I suggest seeing a psychologist, not because there is anything wrong with you, but just to help you make peace with who your Mum is. To help you be okay with it. To help you move on to have constructive relationships in the rest of your life. To help you let her go. You are enough. Your sisters are enough. Your mothers behaviour is not a reflection of you, or your worth. It is a reflection of hers.
I hope you find happiness x
I have issues with my mum. I suffer mental health issues due to many things but I'm the eldest and my 2 younger brothers don't see things the way I did. They weren't old enough to see the change and are just used to it and being boys she was different with them due to her past. My brothers don't support my feelings on the matter although my youngest brother does on the surface level but he doesn't understand the deeper stuff that I went through and he had me to protect him from a lot of what I went through so he didn't see as much as I did.
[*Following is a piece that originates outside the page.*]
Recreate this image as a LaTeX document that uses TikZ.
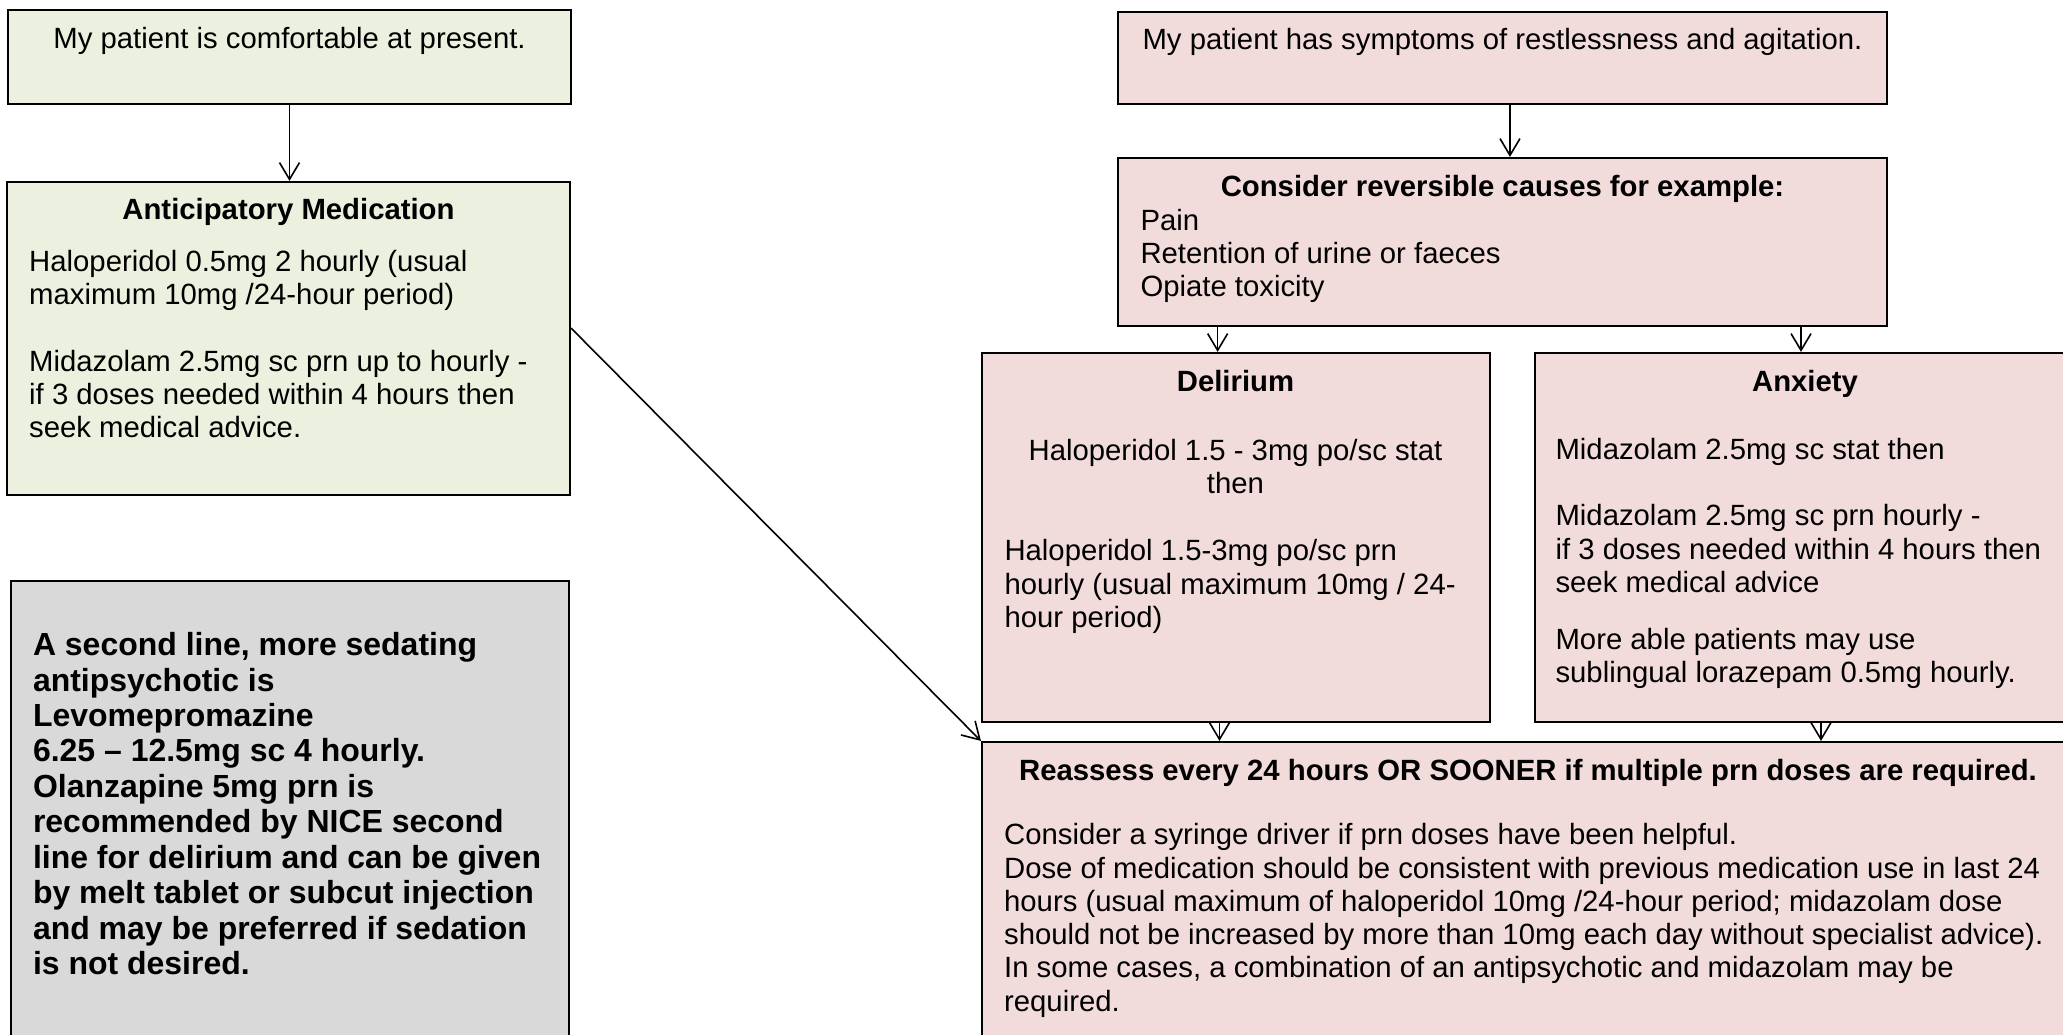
\documentclass[tikz,border=0pt]{standalone}
\usepackage{fontspec}
\setmainfont{Liberation Sans}
\usetikzlibrary{arrows.meta,fit}
\definecolor{calmgreen}{HTML}{EBF1DE}
\definecolor{alertpink}{HTML}{F2DCDB}
\definecolor{notegray}{HTML}{D9D9D9}
\begin{document}
\begin{tikzpicture}[x=0.3754pt,y=-0.3754pt,
		box/.style={draw, line width=0.8pt, inner sep=0pt},
		txt/.style={inner sep=0pt, font=\fontsize{11}{12.5}\selectfont},
		head/.style={inner sep=0pt, font=\fontsize{11}{12.5}\selectfont\bfseries},
		arr/.style={-{Straight Barb[length=6.3pt,width=7.5pt]}, line width=0.6pt}]
	\useasboundingbox (0,0) rectangle (2063,1035);
	\clip (0,0) rectangle (2063,1035);

	% Caixas
	\node[box, fill=calmgreen, fit={(8,10) (571,104)}] (comfort) {};		% Confortavel
	\node[box, fill=calmgreen, fit={(7,182) (570,495)}] (antic) {};			% Medicacao antecipada
	\node[box, fill=notegray, fit={(11,581) (569,1060)}] (note) {};			% Segunda linha
	\node[box, fill=alertpink, fit={(1118,12) (1887,104)}] (restless) {};	% Agitacao
	\node[box, fill=alertpink, fit={(1118,158) (1887,326)}] (causes) {};	% Causas reversiveis
	\node[box, fill=alertpink, fit={(982,353) (1490,722)}] (delirium) {};	% Delirium
	\node[box, fill=alertpink, fit={(1535,353) (2075,722)}] (anxiety) {};	% Ansiedade
	\node[box, fill=alertpink, fit={(982,742) (2075,1060)}] (reassess) {};	% Reavaliar

	% Textos
	\node[txt, anchor=base] (comfort-t) at (289.5,48.5) {My patient is comfortable at present.};
	\node[head, anchor=base] (antic-h) at (288.5,220) {Anticipatory Medication};
	\node[txt, anchor=north west, align=left] (antic-t) at (28.7,249.7)
		{Haloperidol 0.5mg 2 hourly (usual\\maximum 10mg /24-hour period)\\[12.5pt]Midazolam 2.5mg sc prn up to hourly -\\if 3 doses needed within 4 hours then\\seek medical advice.};
	\node[inner sep=0pt, font=\fontsize{12}{13.3}\selectfont\bfseries, anchor=north west, align=left] (note-t) at (32.5,632)
		{A second line, more sedating\\antipsychotic is\\Levomepromazine\\6.25 – 12.5mg sc 4 hourly.\\Olanzapine 5mg prn is\\recommended by NICE second\\line for delirium and can be given\\by melt tablet or subcut injection\\and may be preferred if sedation\\is not desired.};

	\node[txt, anchor=base] (restless-t) at (1502.5,49.5) {My patient has symptoms of restlessness and agitation.};
	\node[head, anchor=base] (causes-h) at (1502.5,196.7) {Consider reversible causes for example:};
	\node[txt, anchor=north west, align=left] (causes-t) at (1140,208.3)
		{Pain\\Retention of urine or faeces\\Opiate toxicity};

	\node[head, anchor=base] (delirium-h) at (1235.5,391.7) {Delirium};
	\node[txt, anchor=north, align=center] (delirium-s) at (1235.5,438.3)
		{Haloperidol 1.5 - 3mg po/sc stat\\then};
	\node[txt, anchor=north west, align=left] (delirium-t) at (1004,539)
		{Haloperidol 1.5-3mg po/sc prn\\hourly (usual maximum 10mg / 24-\\hour period)};

	\node[head, anchor=base] (anxiety-h) at (1805,391.7) {Anxiety};
	\node[txt, anchor=north west, align=left] (anxiety-t) at (1555,437.5)
		{Midazolam 2.5mg sc stat then\\[12.5pt]Midazolam 2.5mg sc prn hourly -\\if 3 doses needed within 4 hours then\\seek medical advice\\[8.75pt]More able patients may use\\sublingual lorazepam 0.5mg hourly.};

	\node[head, anchor=base] (reassess-h) at (1528,781) {Reassess every 24 hours OR SOONER if multiple prn doses are required.};
	\node[txt, anchor=north west, align=left] (reassess-t) at (1003.6,823)
		{Consider a syringe driver if prn doses have been helpful.\\Dose of medication should be consistent with previous medication use in last 24\\hours (usual maximum of haloperidol 10mg /24-hour period; midazolam dose\\should not be increased by more than 10mg each day without specialist advice).\\In some cases, a combination of an antipsychotic and midazolam may be\\required.};

	% Setas
	\draw[arr] (comfort.south) -- (comfort.south |- antic.north);
	\draw[arr] ([xshift=2.8pt]restless.south) -- ([xshift=2.8pt]causes.north);
	\draw[arr] ([xshift=-6.9pt]delirium.north |- causes.south) -- ([xshift=-6.9pt]delirium.north);
	\draw[arr] ([xshift=-1.5pt]anxiety.north |- causes.south) -- ([xshift=-1.5pt]anxiety.north);
	\draw[arr] ([xshift=-6.2pt]delirium.south) -- ([xshift=-6.2pt]delirium.south |- reassess.north);
	\draw[arr] ([xshift=6pt]anxiety.south) -- ([xshift=6pt]anxiety.south |- reassess.north);
	\draw[arr] ([yshift=3.9pt]antic.east) -- (reassess.north west);
\end{tikzpicture}
\end{document}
I've never cut mum off but there was a time when I stopped trying. I'd only talk to her if she called or we were at a family function and even then I'd keep it short and sweet.
I stopped offering to let her see the kids so she didn't see them for ages.
We talk now sometimes but when she starts getting nasty I back off. I still don't offer her the kids unless I need to which is pretty much never as I've learnt to not need her help.
I tell her very minimal about my life unless she asks.
She has never hurt my kids and she knows if she ever treats them the way she did me she would not see them again. It's not the kids fault so I'm not punishing them by not having their grandparents because I hated not seeing the one that I did have but they know that it is her choice not to see them not mine.
Mum still doesn't see herself as the problem though so I can't see things ever changing. They just go up and down and it's like a volcano, maybe one day it will erupt or maybe it will just shake every now and again. But I am 35 now and mentally prepared that if it blows up I will walk away. At 25 I wasn't and I tried to understand and blamed myself and tried to fix it to just constantly be hurt and let down. It still hurts sometimes but I know my boundaries and if she crosses them I'm done. U til then she is my mum so I will sit in the background until she feels like talking to me or seeing the kids.